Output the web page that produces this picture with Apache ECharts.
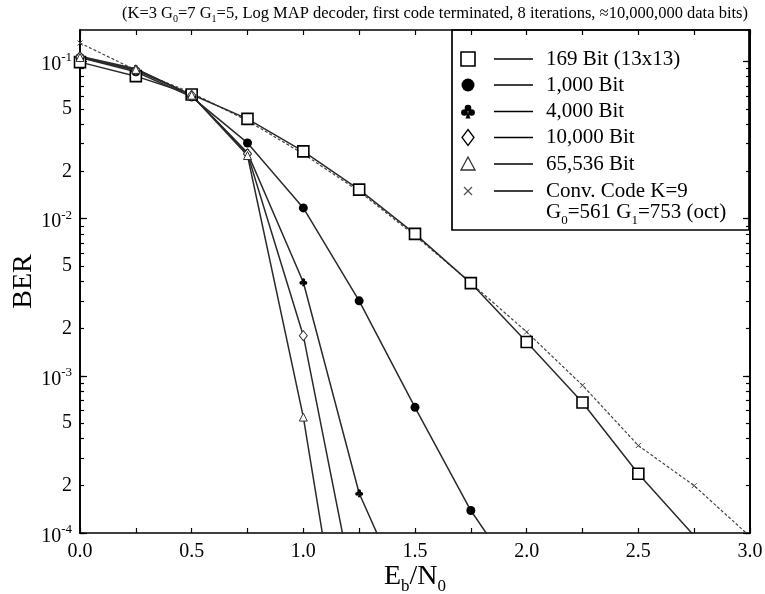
<!DOCTYPE html>
<html>
<head>
<meta charset="utf-8">
<script src="https://cdn.jsdelivr.net/npm/echarts@6/dist/echarts.min.js"></script>
<style>
html,body{margin:0;padding:0;background:#fff;}
#chart{width:765px;height:594px;}
</style>
</head>
<body>
<div id="chart"></div>
<script>
// Eb/N0 grid (dB) shared by all curves
const ebn0 = [0.0, 0.25, 0.5, 0.75, 1.0, 1.25, 1.5, 1.75, 2.0, 2.25, 2.5, 2.75, 3.0];

// Bit error rates per interleaver size
const ber169   = [0.099, 0.0806, 0.0616, 0.0431, 0.0268, 0.0153, 0.0080, 0.00389, 0.00164, 0.000676, 0.000238, 0.000096];
const ber1000  = [0.106, 0.086, 0.0595, 0.0303, 0.0117, 0.0030, 0.00063, 0.000139, 0.000042];
const ber4000  = [0.108, 0.090, 0.061, 0.0262, 0.00394, 0.000179, 0.0000284];
const ber10000 = [0.107, 0.088, 0.061, 0.0258, 0.0018, 0.000029];
const ber65536 = [0.106, 0.089, 0.061, 0.0252, 0.000546, 0.0000037];
const berConv  = [0.131, 0.088, 0.063, 0.042, 0.0258, 0.0149, 0.0078, 0.0039, 0.0019, 0.00087, 0.00036, 0.00020, 0.000095];

const seriesNames = ['169 Bit (13x13)', '1,000 Bit', '4,000 Bit', '10,000 Bit', '65,536 Bit', 'Conv. Code K=9'];
const convSecondLine = 'G{sub|0}=561 G{sub|1}=753 (oct)';
const titleText = '(K=3 G{sub|0}=7 G{sub|1}=5, Log MAP decoder, first code terminated, 8 iterations, \u224810,000,000 data bits)';

// Axis ticks / labels
const xTickStep = 0.5;
const yLabelValues = [1e-4, 2e-4, 5e-4, 1e-3, 2e-3, 5e-3, 1e-2, 2e-2, 5e-2, 1e-1];
const yMajorValues = [1e-4, 1e-3, 1e-2, 1e-1];
const yMinorValues = [];
[-4, -3, -2, -1].forEach(function (e) {
  for (let m = 1; m <= 9; m++) yMinorValues.push(m * Math.pow(10, e));
});

const SERIF = '"Liberation Serif", "DejaVu Serif", serif';
const LINE = '#2a2a2a';

const CLUB = 'path://M50,6a22,22 0 1,0 0.01,0z M26,38a22,22 0 1,0 0.01,0z M74,38a22,22 0 1,0 0.01,0z M50,55L34,100L66,100z';
const CROSS = 'path://M0,0L10,10M10,0L0,10';

function pairs(ys) { return ys.map(function (y, i) { return [ebn0[i], y]; }); }

function fmtY(v) {
  const e = Math.floor(Math.log10(v) + 1e-9);
  const m = Math.round(v / Math.pow(10, e));
  if (m === 1) return '{b|10}{s|' + e + '}';
  return '{n|' + m + '}';
}

function yAxisDef(pos, ticks, len, withLabel) {
  const ax = {
    type: 'log', logBase: 10, position: pos,
    min: 1e-4, max: Math.pow(10, -0.8),
    z: pos === 'right' ? 8 : 1,
    axisLine: { show: true, lineStyle: { color: '#000', width: 1.7 } },
    axisTick: { show: true, inside: true, length: len, customValues: ticks, lineStyle: { color: '#000', width: 1.2 } },
    axisLabel: { show: false },
    splitLine: { show: false },
    minorTick: { show: false }
  };
  if (withLabel) {
    ax.axisLabel = {
      show: true, customValues: yLabelValues, formatter: fmtY, margin: 8, color: '#000',
      rich: {
        n: { fontFamily: SERIF, fontSize: 20, color: '#000' },
        b: { fontFamily: SERIF, fontSize: 20, lineHeight: 20, padding: [7, 0, 0, 0], color: '#000' },
        s: { fontFamily: SERIF, fontSize: 13, lineHeight: 13, verticalAlign: 'top', color: '#000' }
      }
    };
    ax.name = 'BER';
    ax.nameLocation = 'middle';
    ax.nameGap = 42;
    ax.nameRotate = 90;
    ax.nameMoveOverlap = false;
    ax.nameTextStyle = { fontFamily: SERIF, fontSize: 28, color: '#000' };
  }
  return ax;
}

function xAxisDef(pos, withLabel) {
  const ax = {
    type: 'value', position: pos, min: 0, max: 3, interval: xTickStep,
    z: pos === 'top' ? 8 : 1,
    axisLine: { show: true, lineStyle: { color: '#000', width: 1.7 } },
    axisTick: { show: true, inside: true, length: 5, lineStyle: { color: '#000', width: 1.2 } },
    minorTick: { show: true, splitNumber: 2, length: 5, lineStyle: { color: '#000', width: 1.2 } },
    axisLabel: { show: false },
    splitLine: { show: false }
  };
  if (withLabel) {
    ax.axisLabel = {
      show: true, margin: 9, color: '#000', fontFamily: SERIF, fontSize: 20,
      formatter: function (v) { return v.toFixed(1); }
    };
    ax.name = 'E{sub|b}/N{sub|0}';
    ax.nameLocation = 'middle';
    ax.nameGap = 26;
    ax.nameMoveOverlap = false;
    ax.nameTextStyle = {
      fontFamily: SERIF, fontSize: 28, color: '#000', lineHeight: 36,
      rich: { sub: { fontFamily: SERIF, fontSize: 17, lineHeight: 36, verticalAlign: 'bottom', color: '#000' } }
    };
  }
  return ax;
}

function lineSeries(name, ys, symbol, size, itemStyle, lineStyle) {
  return {
    name: name, type: 'line', data: pairs(ys),
    xAxisIndex: 0, yAxisIndex: 0,
    symbol: symbol, symbolSize: size, showAllSymbol: true,
    clip: true, animation: false,
    lineStyle: Object.assign({ color: LINE, width: 1.5 }, lineStyle || {}),
    itemStyle: itemStyle
  };
}

// Legend block (marker, short line, label) drawn in the upper right corner
const lgX = 452, lgY = 30, lgW = 297, lgH = 200;
const rowY = [59, 85, 111.5, 137.5, 164, 191];
const mx = 468;
const cy = rowY[2];
const legendEls = [
  { type: 'rect', shape: { x: lgX, y: lgY, width: lgW, height: lgH }, style: { fill: '#fff', stroke: '#000', lineWidth: 1.7 } },
  { type: 'rect', shape: { x: mx - 7, y: rowY[0] - 7, width: 14, height: 14 }, style: { fill: '#fff', stroke: '#000', lineWidth: 1.6 } },
  { type: 'circle', shape: { cx: mx, cy: rowY[1], r: 6.5 }, style: { fill: '#000' } },
  // club: three lobes and a stem
  { type: 'circle', shape: { cx: mx, cy: cy - 3.5, r: 3.3 }, style: { fill: '#000' } },
  { type: 'circle', shape: { cx: mx - 3.6, cy: cy + 1, r: 3.3 }, style: { fill: '#000' } },
  { type: 'circle', shape: { cx: mx + 3.6, cy: cy + 1, r: 3.3 }, style: { fill: '#000' } },
  { type: 'polygon', shape: { points: [[mx, cy], [mx - 2.5, cy + 7], [mx + 2.5, cy + 7]] }, style: { fill: '#000' } },
  { type: 'polygon', shape: { points: [[mx, rowY[3] - 8], [mx + 6, rowY[3]], [mx, rowY[3] + 8], [mx - 6, rowY[3]]] }, style: { fill: '#fff', stroke: '#000', lineWidth: 1.3 } },
  { type: 'polygon', shape: { points: [[mx, rowY[4] - 7], [mx + 7, rowY[4] + 6], [mx - 7, rowY[4] + 6]] }, style: { fill: '#fff', stroke: '#333', lineWidth: 1.3 } },
  { type: 'line', shape: { x1: mx - 4, y1: rowY[5] - 4, x2: mx + 4, y2: rowY[5] + 4 }, style: { stroke: '#555', lineWidth: 1.2 } },
  { type: 'line', shape: { x1: mx + 4, y1: rowY[5] - 4, x2: mx - 4, y2: rowY[5] + 4 }, style: { stroke: '#555', lineWidth: 1.2 } }
];
rowY.forEach(function (y, i) {
  legendEls.push({ type: 'line', shape: { x1: 494, y1: y, x2: 533, y2: y }, style: { stroke: '#000', lineWidth: 1.5 } });
  legendEls.push({ type: 'text', x: 546, y: y, style: { text: seriesNames[i], fill: '#000', font: '21px ' + SERIF, textVerticalAlign: 'middle' } });
});
legendEls.push({
  type: 'text', x: 546, y: 212,
  style: {
    text: convSecondLine, fill: '#000', font: '21px ' + SERIF, textVerticalAlign: 'middle',
    rich: { sub: { font: '13px ' + SERIF, fill: '#000', verticalAlign: 'bottom', lineHeight: 30 } }
  }
});

const chart = echarts.init(document.getElementById('chart'), null, { renderer: 'canvas' });
chart.setOption({
  animation: false,
  backgroundColor: '#fff',
  grid: { left: 80, right: 15, top: 30, bottom: 61, containLabel: false, outerBoundsMode: 'none' },
  xAxis: [xAxisDef('bottom', true), xAxisDef('top', false)],
  yAxis: [
    yAxisDef('left', yMinorValues, 4, true),
    yAxisDef('left', yMajorValues, 7, false),
    yAxisDef('right', yMinorValues, 4, false),
    yAxisDef('right', yMajorValues, 7, false)
  ],
  graphic: [
    {
      type: 'text', x: 435, y: 14, z: 10,
      style: {
        text: titleText, fill: '#000', font: '16.5px ' + SERIF, textAlign: 'center', textVerticalAlign: 'middle',
        rich: { sub: { font: '10px ' + SERIF, fill: '#000', verticalAlign: 'bottom', lineHeight: 20 } }
      }
    },
    { type: 'group', z: 5, children: legendEls }
  ],
  series: [
    lineSeries(seriesNames[5], berConv, CROSS, 5, { color: 'none', borderColor: '#444', borderWidth: 1 }, { color: '#444', width: 1.2, type: [3, 2] }),
    lineSeries(seriesNames[0], ber169, 'rect', 11, { color: '#fff', borderColor: '#000', borderWidth: 1.6 }),
    lineSeries(seriesNames[1], ber1000, 'circle', 9, { color: '#000', borderWidth: 0 }),
    lineSeries(seriesNames[2], ber4000, CLUB, 8, { color: '#000', borderWidth: 0 }),
    lineSeries(seriesNames[3], ber10000, 'diamond', [8, 10], { color: '#fff', borderColor: '#333', borderWidth: 1 }),
    lineSeries(seriesNames[4], ber65536, 'triangle', 8, { color: '#fff', borderColor: '#333', borderWidth: 1 })
  ]
});
</script>
</body>
</html>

→ **What is expected**
Transcribe the opening line of the listing above, please, and every line after it through the line with "const LINE = '#2a2a2a';", word for word, without pictures.

→ **Exercise output**
Output the web page that produces this picture with Apache ECharts.
<!DOCTYPE html>
<html>
<head>
<meta charset="utf-8">
<script src="https://cdn.jsdelivr.net/npm/echarts@6/dist/echarts.min.js"></script>
<style>
html,body{margin:0;padding:0;background:#fff;}
#chart{width:765px;height:594px;}
</style>
</head>
<body>
<div id="chart"></div>
<script>
// Eb/N0 grid (dB) shared by all curves
const ebn0 = [0.0, 0.25, 0.5, 0.75, 1.0, 1.25, 1.5, 1.75, 2.0, 2.25, 2.5, 2.75, 3.0];

// Bit error rates per interleaver size
const ber169   = [0.099, 0.0806, 0.0616, 0.0431, 0.0268, 0.0153, 0.0080, 0.00389, 0.00164, 0.000676, 0.000238, 0.000096];
const ber1000  = [0.106, 0.086, 0.0595, 0.0303, 0.0117, 0.0030, 0.00063, 0.000139, 0.000042];
const ber4000  = [0.108, 0.090, 0.061, 0.0262, 0.00394, 0.000179, 0.0000284];
const ber10000 = [0.107, 0.088, 0.061, 0.0258, 0.0018, 0.000029];
const ber65536 = [0.106, 0.089, 0.061, 0.0252, 0.000546, 0.0000037];
const berConv  = [0.131, 0.088, 0.063, 0.042, 0.0258, 0.0149, 0.0078, 0.0039, 0.0019, 0.00087, 0.00036, 0.00020, 0.000095];

const seriesNames = ['169 Bit (13x13)', '1,000 Bit', '4,000 Bit', '10,000 Bit', '65,536 Bit', 'Conv. Code K=9'];
const convSecondLine = 'G{sub|0}=561 G{sub|1}=753 (oct)';
const titleText = '(K=3 G{sub|0}=7 G{sub|1}=5, Log MAP decoder, first code terminated, 8 iterations, \u224810,000,000 data bits)';

// Axis ticks / labels
const xTickStep = 0.5;
const yLabelValues = [1e-4, 2e-4, 5e-4, 1e-3, 2e-3, 5e-3, 1e-2, 2e-2, 5e-2, 1e-1];
const yMajorValues = [1e-4, 1e-3, 1e-2, 1e-1];
const yMinorValues = [];
[-4, -3, -2, -1].forEach(function (e) {
  for (let m = 1; m <= 9; m++) yMinorValues.push(m * Math.pow(10, e));
});

const SERIF = '"Liberation Serif", "DejaVu Serif", serif';
const LINE = '#2a2a2a';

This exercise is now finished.